» **Source excerpt**

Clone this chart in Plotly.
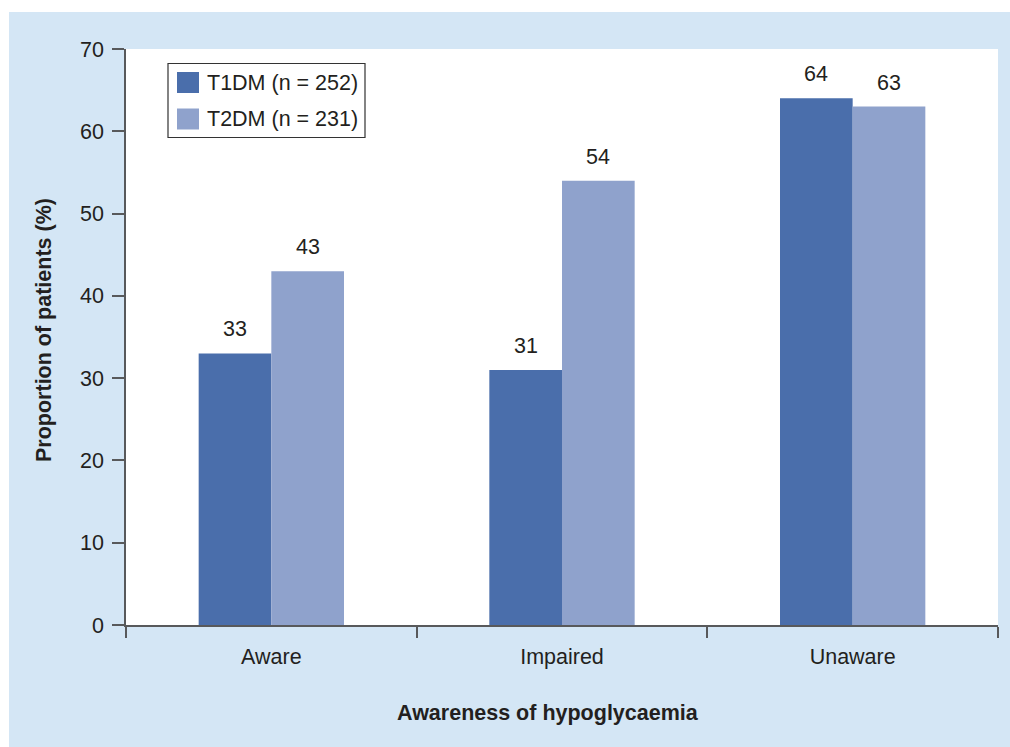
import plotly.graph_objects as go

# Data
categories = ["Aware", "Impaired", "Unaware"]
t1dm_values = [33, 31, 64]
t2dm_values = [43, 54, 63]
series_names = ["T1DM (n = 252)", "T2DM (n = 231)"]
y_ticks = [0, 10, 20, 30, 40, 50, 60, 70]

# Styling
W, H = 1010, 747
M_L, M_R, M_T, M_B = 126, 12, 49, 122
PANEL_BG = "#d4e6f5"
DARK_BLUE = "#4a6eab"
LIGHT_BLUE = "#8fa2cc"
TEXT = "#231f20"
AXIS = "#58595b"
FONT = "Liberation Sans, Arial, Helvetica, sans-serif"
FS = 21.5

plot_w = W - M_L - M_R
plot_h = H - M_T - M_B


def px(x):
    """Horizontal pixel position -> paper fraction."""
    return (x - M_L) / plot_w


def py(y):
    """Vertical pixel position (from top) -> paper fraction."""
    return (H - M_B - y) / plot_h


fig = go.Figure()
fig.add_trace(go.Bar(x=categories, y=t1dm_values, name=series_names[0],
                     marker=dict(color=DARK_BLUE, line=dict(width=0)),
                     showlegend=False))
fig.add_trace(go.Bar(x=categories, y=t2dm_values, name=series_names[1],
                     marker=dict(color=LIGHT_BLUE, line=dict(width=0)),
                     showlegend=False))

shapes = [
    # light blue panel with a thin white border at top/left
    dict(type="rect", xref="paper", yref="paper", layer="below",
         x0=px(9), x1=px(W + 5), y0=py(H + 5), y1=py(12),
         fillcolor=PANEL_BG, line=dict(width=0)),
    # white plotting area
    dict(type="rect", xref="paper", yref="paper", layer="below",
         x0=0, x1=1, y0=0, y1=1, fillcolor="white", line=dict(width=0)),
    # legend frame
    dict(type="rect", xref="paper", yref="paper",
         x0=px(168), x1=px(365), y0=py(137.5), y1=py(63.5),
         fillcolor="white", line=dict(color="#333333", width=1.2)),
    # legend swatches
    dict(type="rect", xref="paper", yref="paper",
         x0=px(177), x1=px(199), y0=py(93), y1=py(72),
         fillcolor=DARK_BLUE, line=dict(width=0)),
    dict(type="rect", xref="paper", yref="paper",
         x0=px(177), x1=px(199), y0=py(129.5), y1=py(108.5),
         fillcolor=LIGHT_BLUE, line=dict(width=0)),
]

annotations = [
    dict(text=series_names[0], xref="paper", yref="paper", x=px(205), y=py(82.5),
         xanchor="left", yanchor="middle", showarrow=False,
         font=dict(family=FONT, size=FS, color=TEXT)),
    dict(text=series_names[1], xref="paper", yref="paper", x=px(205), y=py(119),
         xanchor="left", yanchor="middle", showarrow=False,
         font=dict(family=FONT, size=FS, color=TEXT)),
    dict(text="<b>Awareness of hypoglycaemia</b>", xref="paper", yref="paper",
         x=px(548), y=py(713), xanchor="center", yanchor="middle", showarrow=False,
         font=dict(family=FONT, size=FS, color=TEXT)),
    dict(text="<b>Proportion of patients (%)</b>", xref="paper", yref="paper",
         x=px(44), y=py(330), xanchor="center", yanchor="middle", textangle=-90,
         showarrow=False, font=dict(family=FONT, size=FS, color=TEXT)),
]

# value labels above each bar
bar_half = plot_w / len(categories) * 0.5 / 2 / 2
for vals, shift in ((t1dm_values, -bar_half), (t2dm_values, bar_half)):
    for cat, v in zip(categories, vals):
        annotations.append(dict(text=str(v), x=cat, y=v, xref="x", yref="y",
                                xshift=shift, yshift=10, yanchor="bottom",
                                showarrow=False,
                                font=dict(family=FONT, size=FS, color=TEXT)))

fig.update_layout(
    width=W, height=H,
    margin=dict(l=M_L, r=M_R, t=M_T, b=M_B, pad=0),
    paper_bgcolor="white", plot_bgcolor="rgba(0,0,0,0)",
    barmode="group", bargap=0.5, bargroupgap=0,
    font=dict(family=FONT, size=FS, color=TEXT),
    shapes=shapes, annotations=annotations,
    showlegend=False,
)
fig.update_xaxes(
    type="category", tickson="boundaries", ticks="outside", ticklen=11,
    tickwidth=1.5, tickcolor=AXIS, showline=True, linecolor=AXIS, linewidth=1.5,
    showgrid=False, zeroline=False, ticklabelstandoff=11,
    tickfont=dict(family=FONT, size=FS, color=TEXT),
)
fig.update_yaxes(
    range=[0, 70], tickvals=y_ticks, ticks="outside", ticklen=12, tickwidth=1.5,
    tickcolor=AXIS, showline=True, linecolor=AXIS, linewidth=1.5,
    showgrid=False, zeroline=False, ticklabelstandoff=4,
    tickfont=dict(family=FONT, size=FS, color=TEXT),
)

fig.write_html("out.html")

» **What to work on**
Repeat only the lines from the beginning of the material through the line containing "return (H - M_B - y) / plot_h", both ends kept, leaving pictures out.

» **Answer to this exercise**
Clone this chart in Plotly.
import plotly.graph_objects as go

# Data
categories = ["Aware", "Impaired", "Unaware"]
t1dm_values = [33, 31, 64]
t2dm_values = [43, 54, 63]
series_names = ["T1DM (n = 252)", "T2DM (n = 231)"]
y_ticks = [0, 10, 20, 30, 40, 50, 60, 70]

# Styling
W, H = 1010, 747
M_L, M_R, M_T, M_B = 126, 12, 49, 122
PANEL_BG = "#d4e6f5"
DARK_BLUE = "#4a6eab"
LIGHT_BLUE = "#8fa2cc"
TEXT = "#231f20"
AXIS = "#58595b"
FONT = "Liberation Sans, Arial, Helvetica, sans-serif"
FS = 21.5

plot_w = W - M_L - M_R
plot_h = H - M_T - M_B


def px(x):
    """Horizontal pixel position -> paper fraction."""
    return (x - M_L) / plot_w


def py(y):
    """Vertical pixel position (from top) -> paper fraction."""
    return (H - M_B - y) / plot_h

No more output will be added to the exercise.